As a food journalist and resident foodie in my social circle, I tend to get gifts that have to do with food or drink. I can assure you I've gotten far more awful fruit cakes and oversized chocolate baskets than you.
Having received a vast assortment of gifts from Mars bars to a gummi Venus de Milo, I know what is good and not so good to get for your favorite foodie.
FTW*: Allen Brothers Steaks These steaks are the best I've ever had sent to me. I thought maybe I felt this way because I'd finished off half a bottle of red cooking my steaks, but many of the top restaurants in the country use their meats, so the cheese does not stand alone. And they do gift packs! Imagine my surprise and glee at receiving a set of USDA Prime burgers, along with gourmet condiments. Party time!
Fail: Omaha Steaks Seriously? This is a classic Michael Scott (from the Office) gift that would most likely be accompanied by a card reading: "Eat my meat? That's what she said!" It's pretty much the most uncreative way to send steaks. I've been guilty of sending them myself, because it's convenient, but trust me, there are better alternatives out there. Unless you intend to send them along with some instructions to build the Lady Gaga steak dress, nix this idea.
FTW: Macallan's 18 Year Sherry Oak Scotch I'm not much of a scotch drinker, but from time to time I enjoy the smoky smooth spirit. I received the Macallan Sherry Oak as a gift recently and I was almost scared to open it because of its impressive size and pretty purple wrapping. After the first sip I was totally smitten. I know alcohol is meant to be shared, but this is the kind of stuff I want to guard with a snarl.
Fail: Jose Cuervo I am neither a frat boy with a popped Lacoste polo, nor am I on spring break in Cancun. Enough said.
FTW: Edwards Smoked Virginia Ham It doesn't get much more traditional than Virginia Ham. Back in the 1600s, the first Jamestown settlers were the ones salt-curing and smoking their ham, now the good people of the Edwards family do it for us. Although, in current day, there are far more flavors, they are still aged and glazed. It's a pretty awesome way to make your gift-recipient feel like it's actually the holidays.
Fail: Cold cut platter In the words of the great Tony Soprano, Sr.: "You know what they say: Revenge is like serving cold cuts." I'm still not sure what that meant, but all I know is, unless you are trying to make me feel antagonized, please don't send me a plate of hormone and chemical-ridden meat.
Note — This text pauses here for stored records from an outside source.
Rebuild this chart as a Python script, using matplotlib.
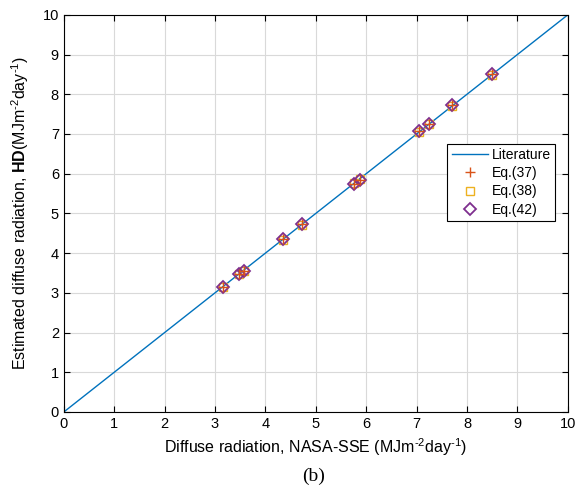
import matplotlib
matplotlib.use("Agg")
import matplotlib.pyplot as plt

plt.rcParams['font.family'] = ['Liberation Sans', 'DejaVu Sans']
plt.rcParams['mathtext.fontset'] = 'custom'
plt.rcParams['mathtext.rm'] = 'Liberation Sans'
plt.rcParams['mathtext.it'] = 'Liberation Sans:italic'
plt.rcParams['mathtext.bf'] = 'Liberation Sans:bold'

# Data
nasa_sse = [3.15, 3.47, 3.57, 4.35, 4.72, 5.75, 5.87, 7.05, 7.25, 7.70, 8.50]
eq37 = [3.15, 3.48, 3.55, 4.35, 4.73, 5.75, 5.85, 7.07, 7.25, 7.72, 8.50]
eq38 = [3.14, 3.47, 3.56, 4.34, 4.72, 5.76, 5.86, 7.06, 7.24, 7.71, 8.49]
eq42 = [3.15, 3.48, 3.56, 4.35, 4.73, 5.75, 5.85, 7.07, 7.25, 7.72, 8.50]
lit_x = [0, 10]
lit_y = [0, 10]

fig = plt.figure(figsize=(5.8, 4.94), dpi=100)
ax = fig.add_axes([0.110, 0.166, 0.869, 0.804])

ax.plot(lit_x, lit_y, color='#0072BD', lw=1.0, label='Literature', zorder=2)
ax.plot(nasa_sse, eq37, ls='none', marker='+', color='#D95319', ms=7, mew=1.0,
        label='Eq.(37)', zorder=4)
ax.plot(nasa_sse, eq38, ls='none', marker='s', mfc='none', mec='#EDB120', ms=5.5,
        mew=1.0, label='Eq.(38)', zorder=3)
ax.plot(nasa_sse, eq42, ls='none', marker='D', mfc='none', mec='#7E2F8E', ms=6,
        mew=1.3, label='Eq.(42)', zorder=3)

ax.set_xlim(0, 10)
ax.set_ylim(0, 10)
ax.set_xticks(range(0, 11))
ax.set_yticks(range(0, 11))
ax.grid(True, color='#d9d9d9', lw=0.8)
ax.set_axisbelow(True)
ax.tick_params(direction='in', length=4, labelsize=10.5, top=True, right=True)
for s in ax.spines.values():
    s.set_linewidth(0.8)

ax.set_xlabel('Diffuse radiation, NASA-SSE (MJm$^{\u20102}$day$^{\u20101}$)', fontsize=11.5,
              labelpad=4)
ax.set_ylabel('Estimated diffuse radiation, $\\mathbf{HD}$(MJm$^{\u20102}$day$^{\u20101}$)',
              fontsize=11.5, labelpad=8)

leg = ax.legend(loc='upper right', bbox_to_anchor=(0.975, 0.675), fontsize=10,
                fancybox=False, framealpha=1, edgecolor='black',
                borderpad=0.3, labelspacing=0.3, handlelength=2.6, handletextpad=0.3,
                borderaxespad=0)
leg.get_frame().set_linewidth(0.8)

fig.text(0.54, 0.018, '(b)', ha='center', va='bottom', fontsize=14,
         family='Liberation Serif')

fig.savefig('out.png', dpi=100)
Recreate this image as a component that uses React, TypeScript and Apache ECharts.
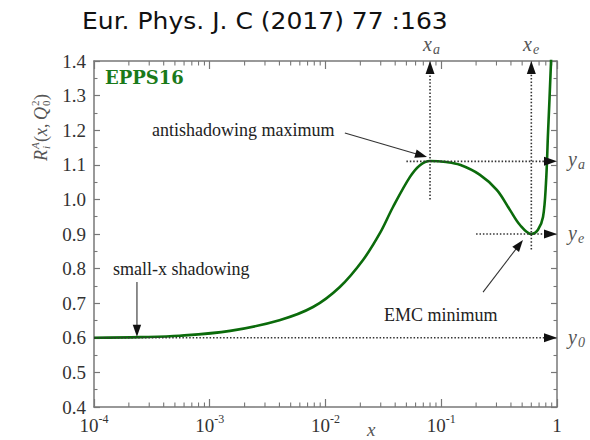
import React, { useEffect, useRef } from 'react';
import * as echarts from 'echarts';

// EPPS16 nuclear modification R_i^A(x, Q0^2)
const xValues = [
  1e-4, 2.5e-4, 5.5e-4, 1.5e-3, 4e-3, 7.8e-3, 0.0133, 0.0211, 0.0296, 0.0383, 0.0537,
  0.0655, 0.08, 0.11, 0.145, 0.216, 0.303, 0.393, 0.479, 0.6, 0.685, 0.757, 0.803,
  0.836, 0.887, 0.905,
];
const ratioValues = [
  0.6, 0.602, 0.606, 0.62, 0.651, 0.689, 0.747, 0.825, 0.903, 0.978, 1.065,
  1.099, 1.111, 1.108, 1.1, 1.071, 1.027, 0.969, 0.926, 0.9, 0.912, 0.949, 1.047,
  1.19, 1.394, 1.5,
];

// dotted guide lines ending in an arrowhead: [x1, y1, x2, y2]
const guideLines = [
  [0.08, 1.0, 0.08, 1.4],
  [0.6, 0.855, 0.6, 1.4],
  [0.05, 1.11, 1, 1.11],
  [0.2, 0.9, 1, 0.9],
  [1e-4, 0.6, 1, 0.6],
];

// solid pointers from the annotation texts: [x1, y1, x2, y2]
const pointerLines = [
  [0.0147, 1.192, 0.0753, 1.1225],
  [2.35e-4, 0.761, 2.35e-4, 0.603],
  [0.2296, 0.732, 0.508, 0.883],
];

const yTicks = { min: 0.4, max: 1.4, interval: 0.1 };
const decades = [1e-4, 1e-3, 1e-2, 1e-1];
const minorMultipliers = [2, 3, 4, 5, 6, 7, 8, 9];
const xMinorTicks = decades.flatMap((d) => minorMultipliers.map((m) => m * d));

const SERIF = '"Liberation Serif", "Times New Roman", serif';
const AXIS_GREY = '#777';

function arrowRender(dotted: boolean) {
  return (params: any, api: any) => {
    const p1 = api.coord([api.value(0), api.value(1)]);
    const p2 = api.coord([api.value(2), api.value(3)]);
    const dx = p2[0] - p1[0];
    const dy = p2[1] - p1[1];
    const len = Math.hypot(dx, dy) || 1;
    const ux = dx / len;
    const uy = dy / len;
    const L = dotted ? 13 : 12;
    const W = dotted ? 4.5 : 4.2;
    const bx = p2[0] - ux * L;
    const by = p2[1] - uy * L;
    return {
      type: 'group',
      children: [
        {
          type: 'line',
          shape: { x1: p1[0], y1: p1[1], x2: bx + ux * 2, y2: by + uy * 2 },
          style: dotted
            ? { stroke: '#333', lineWidth: 1.6, lineDash: [1.5, 1.9] }
            : { stroke: '#333', lineWidth: 1.1 },
        },
        {
          type: 'polygon',
          shape: {
            points: [
              [p2[0], p2[1]],
              [bx - uy * W, by + ux * W],
              [bx + uy * W, by - ux * W],
            ],
          },
          style: { fill: '#111' },
        },
      ],
    };
  };
}

function symbolLabel(x: number, y: number, main: string, sub: string) {
  return {
    type: 'group',
    x,
    y,
    children: [
      {
        type: 'text',
        style: {
          x: 0, y: 0, text: main, fill: '#555',
          font: `italic 20px ${SERIF}`, verticalAlign: 'middle', align: 'left',
        },
      },
      {
        type: 'text',
        style: {
          x: 10, y: 5, text: sub, fill: '#555',
          font: `italic 14px ${SERIF}`, verticalAlign: 'middle', align: 'left',
        },
      },
    ],
  };
}

function plainText(x: number, y: number, text: string, font: string, fill = '#222') {
  return {
    type: 'text',
    style: { x, y, text, font, fill, verticalAlign: 'middle', align: 'left' },
  };
}

function yAxisName() {
  const big = `italic 18px ${SERIF}`;
  const bigUp = `18px ${SERIF}`;
  const small = `italic 11px ${SERIF}`;
  const smallUp = `11px ${SERIF}`;
  const t = (x: number, y: number, text: string, font: string) => ({
    type: 'text',
    style: { x, y, text, font, fill: '#555', verticalAlign: 'middle', align: 'left' },
  });
  return {
    type: 'group',
    x: 41,
    y: 126,
    rotation: Math.PI / 2,
    children: [
      t(-35, 0, 'R', big),
      t(-23, -6, 'A', small),
      t(-23, 5, 'i', small),
      t(-16, 0, '(', bigUp),
      t(-10, 0, 'x', big),
      t(-2, 0, ',', bigUp),
      t(6, 0, 'Q', big),
      t(20, -6, '2', smallUp),
      t(20, 5, '0', smallUp),
      t(26, 0, ')', bigUp),
    ],
  };
}

function valueAxis(position: 'left' | 'right') {
  return {
    type: 'value',
    position,
    min: yTicks.min,
    max: yTicks.max,
    interval: yTicks.interval,
    axisLine: { show: true, onZero: false, lineStyle: { color: AXIS_GREY, width: 1.5 } },
    axisTick: { show: true, inside: true, length: 6, lineStyle: { color: AXIS_GREY, width: 1.2 } },
    minorTick: { show: true, splitNumber: 2, length: 3.5, lineStyle: { color: AXIS_GREY, width: 1.1 } },
    splitLine: { show: false },
    axisLabel: {
      show: position === 'left',
      formatter: (v: number) => v.toFixed(1),
      fontFamily: SERIF,
      fontSize: 19,
      color: '#333',
      margin: 8,
    },
  };
}

function logAxis(position: 'bottom' | 'top') {
  return {
    type: 'log',
    logBase: 10,
    position,
    min: 1e-4,
    max: 1,
    splitNumber: 4,
    axisLine: { show: true, onZero: false, lineStyle: { color: AXIS_GREY, width: 1.5 } },
    axisTick: { show: true, inside: true, length: 8, lineStyle: { color: AXIS_GREY, width: 1.2 } },
    splitLine: { show: false },
    axisLabel: {
      show: position === 'bottom',
      margin: 6,
      formatter: (v: number) => {
        const e = Math.round(Math.log10(v));
        return e === 0 ? '{b|1}' : `{b|10}{s|${e}}`;
      },
      rich: {
        b: { fontFamily: SERIF, fontSize: 19, color: '#333', lineHeight: 24 },
        s: { fontFamily: SERIF, fontSize: 12, color: '#333', lineHeight: 12, verticalAlign: 'top' },
      },
    },
  };
}

export default function App() {
  const ref = useRef<HTMLDivElement>(null);

  useEffect(() => {
    if (!ref.current) return;
    const chart = echarts.init(ref.current, null, { renderer: 'svg' });

    chart.setOption({
      animation: false,
      backgroundColor: '#fff',
      grid: { left: 94, right: 33, top: 61, bottom: 33, containLabel: false },
      xAxis: [logAxis('bottom'), logAxis('top')],
      yAxis: [valueAxis('left'), valueAxis('right')],
      series: [
        {
          type: 'line',
          data: xValues.map((x, i) => [x, ratioValues[i]]),
          showSymbol: false,
          smooth: 0.35,
          clip: true,
          lineStyle: { color: '#0b6b0b', width: 2.6 },
          z: 2,
        },
        {
          type: 'custom',
          data: xMinorTicks.map((v) => [v, 1]),
          encode: { x: 0, y: 1 },
          clip: false,
          silent: true,
          z: 1,
          renderItem: (params: any, api: any) => {
            const cs = params.coordSys;
            const px = api.coord([api.value(0), 1])[0];
            const bottom = cs.y + cs.height;
            const st = { stroke: AXIS_GREY, lineWidth: 1.1 };
            return {
              type: 'group',
              children: [
                { type: 'line', shape: { x1: px, y1: bottom, x2: px, y2: bottom - 4.5 }, style: st },
                { type: 'line', shape: { x1: px, y1: cs.y, x2: px, y2: cs.y + 4.5 }, style: st },
              ],
            };
          },
        },
        {
          type: 'custom',
          data: guideLines,
          encode: { x: [0, 2], y: [1, 3] },
          clip: false,
          silent: true,
          z: 3,
          renderItem: arrowRender(true),
        },
        {
          type: 'custom',
          data: pointerLines,
          encode: { x: [0, 2], y: [1, 3] },
          clip: false,
          silent: true,
          z: 3,
          renderItem: arrowRender(false),
        },
      ],
      graphic: [
        {
          type: 'text',
          x: 82,
          y: 21,
          scaleX: 1.087,
          style: {
            x: 0, y: 0, text: 'Eur. Phys. J. C (2017) 77 :163',
            font: '23px "DejaVu Sans", sans-serif', fill: '#111',
            verticalAlign: 'middle', align: 'left',
          },
        },
        plainText(105, 77, 'EPPS16', 'bold 18px "DejaVu Serif", serif', '#1a7a1a'),
        plainText(152, 130, 'antishadowing maximum', `18px ${SERIF}`),
        plainText(113, 269, 'small-x shadowing', `18px ${SERIF}`),
        plainText(384, 315, 'EMC minimum', `18px ${SERIF}`),
        symbolLabel(423, 44, 'x', 'a'),
        symbolLabel(523, 44, 'x', 'e'),
        symbolLabel(568, 159, 'y', 'a'),
        symbolLabel(568, 233, 'y', 'e'),
        symbolLabel(568, 337, 'y', '0'),
        {
          type: 'text',
          style: {
            x: 367, y: 439, text: 'x', font: `italic 19px ${SERIF}`, fill: '#555',
            verticalAlign: 'bottom', align: 'left',
          },
        },
        yAxisName(),
      ],
    });

    return () => chart.dispose();
  }, []);

  return (
    <div
      ref={ref}
      style={{ position: 'fixed', left: 0, top: 0, width: 590, height: 440, background: '#fff' }}
    />
  );
}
FTW: Cooking Class at De Gustibus Cooking School At first glance, I wasn't sure I'd want to participate in a two-hour cooking class. I mean I can think of other things to do with two hours -- like watch the Britney episode of Glee twice -- but I went and I was thoroughly impressed. The best part of the class is that you get to sit and watch world-class chefs show you how to make their food and then you get to taste it. Not only does that let you decide which recipes you want to use, and which you don't care much for, but it feels like you are just hanging out with the chef in his kitchen and get a nibble of whatever he is about to send out. Also, there is plentiful wine and champagne to keep you happily eating, listening, and (sometimes) learning.
Fail: The Joy of Cooking, or any other gigantic cook book Perhaps you have some sort of vast expanse of a sprawling kitchen, but I'm a 20-something living in Manhattan. My kitchen isn't even big enough to host a fight between Snooki and J-Woww. (Although I dream of one day having a kitchen big enough for that). Hundreds and hundreds of pages of recipes are good in theory, but frankly I have this awesome thing called the internet, where I can type in my dish of choice and figure out how to make it.
(*FTW = for the win, for those of you who have been living under the internet rock.)